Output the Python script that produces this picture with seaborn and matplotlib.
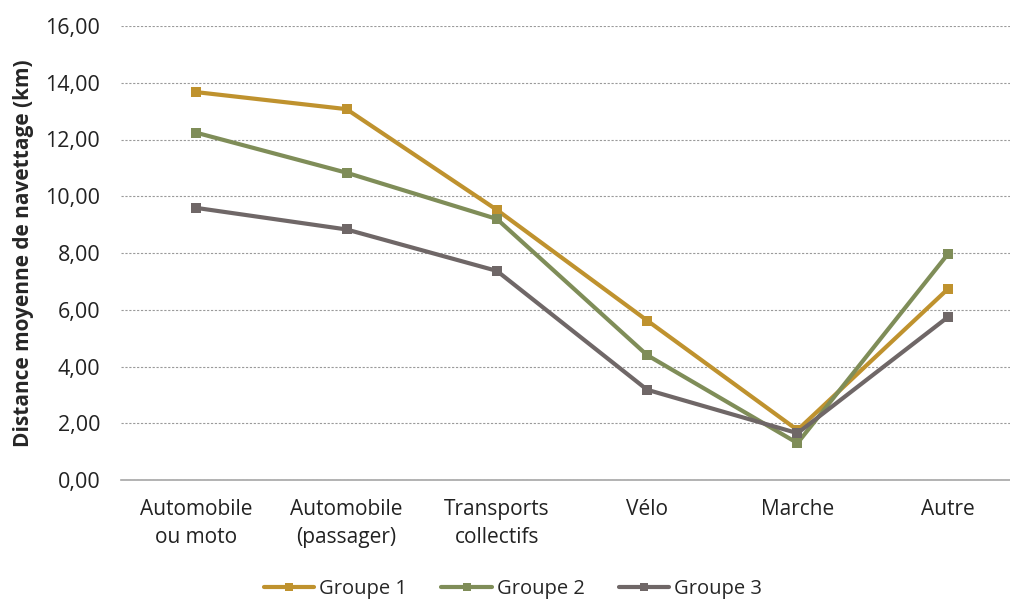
import matplotlib
matplotlib.use("Agg")
import matplotlib.pyplot as plt
import seaborn as sns
import pandas as pd
from matplotlib.ticker import FuncFormatter

categories = ["Automobile\nou moto", "Automobile\n(passager)", "Transports\ncollectifs", "Vélo", "Marche", "Autre"]
groupe1 = [13.67, 13.07, 9.52, 5.62, 1.76, 6.73]
groupe2 = [12.24, 10.83, 9.20, 4.40, 1.30, 7.96]
groupe3 = [9.59, 8.83, 7.37, 3.18, 1.65, 5.74]
series_names = ["Groupe 1", "Groupe 2", "Groupe 3"]
colors = ["#BF922E", "#7F8D58", "#6F6767"]

rows = []
for name, vals in zip(series_names, [groupe1, groupe2, groupe3]):
    for i, (c, v) in enumerate(zip(categories, vals)):
        rows.append({"pos": i, "cat": c, "val": v, "grp": name})
df = pd.DataFrame(rows)

sns.set_theme(style="white")
plt.rcParams['font.family'] = ['Open Sans', 'DejaVu Sans']

fig = plt.figure(figsize=(10.10, 5.99), dpi=100)
ax = fig.add_axes([121/1010, 119/599, (1023-121)/1010, 454/599])

sns.lineplot(data=df, x="pos", y="val", hue="grp", palette=colors, marker="s",
             markersize=7, markeredgewidth=0, linewidth=3, sort=False, ax=ax,
             legend=True)

ax.set_xlim(-0.5, 5.5)
ax.set_ylim(0, 16)
ax.set_yticks([0, 2, 4, 6, 8, 10, 12, 14, 16])
ax.yaxis.set_major_formatter(FuncFormatter(lambda v, p: f"{v:.2f}".replace(".", ",")))
ax.set_xticks(range(len(categories)))
ax.set_xticklabels(categories, fontsize=15, color="#222222", linespacing=1.4)
ax.tick_params(axis="y", labelsize=15.5, labelcolor="#222222", length=0, pad=15)
ax.tick_params(axis="x", length=0, pad=14)
ax.grid(axis="y", linestyle=(0, (2, 1.5)), color="#9a9a9a", linewidth=0.8)
ax.set_axisbelow(True)
for s in ["left", "right", "top"]:
    ax.spines[s].set_visible(False)
ax.spines["bottom"].set_color("#a6a6a6")
ax.spines["bottom"].set_linewidth(1.2)
ax.set_xlabel("")
ax.set_ylabel("Distance moyenne de navettage (km)", fontsize=15, fontweight="bold", labelpad=8)

handles, labels = ax.get_legend_handles_labels()
ax.legend(handles, labels, loc="center", bbox_to_anchor=(513/1010, 10/599),
          bbox_transform=fig.transFigure, ncol=3, frameon=False, fontsize=14.5,
          handlelength=2.5, columnspacing=1.7, handletextpad=0.25, markerscale=0.8)

fig.savefig("out.png", dpi=100)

## Aim:
Please reproduce the listing exactly from its opening line through the line that contains "from matplotlib.ticker import FuncFormatter", both included, with all pictures omitted.

## Response:
Output the Python script that produces this picture with seaborn and matplotlib.
import matplotlib
matplotlib.use("Agg")
import matplotlib.pyplot as plt
import seaborn as sns
import pandas as pd
from matplotlib.ticker import FuncFormatter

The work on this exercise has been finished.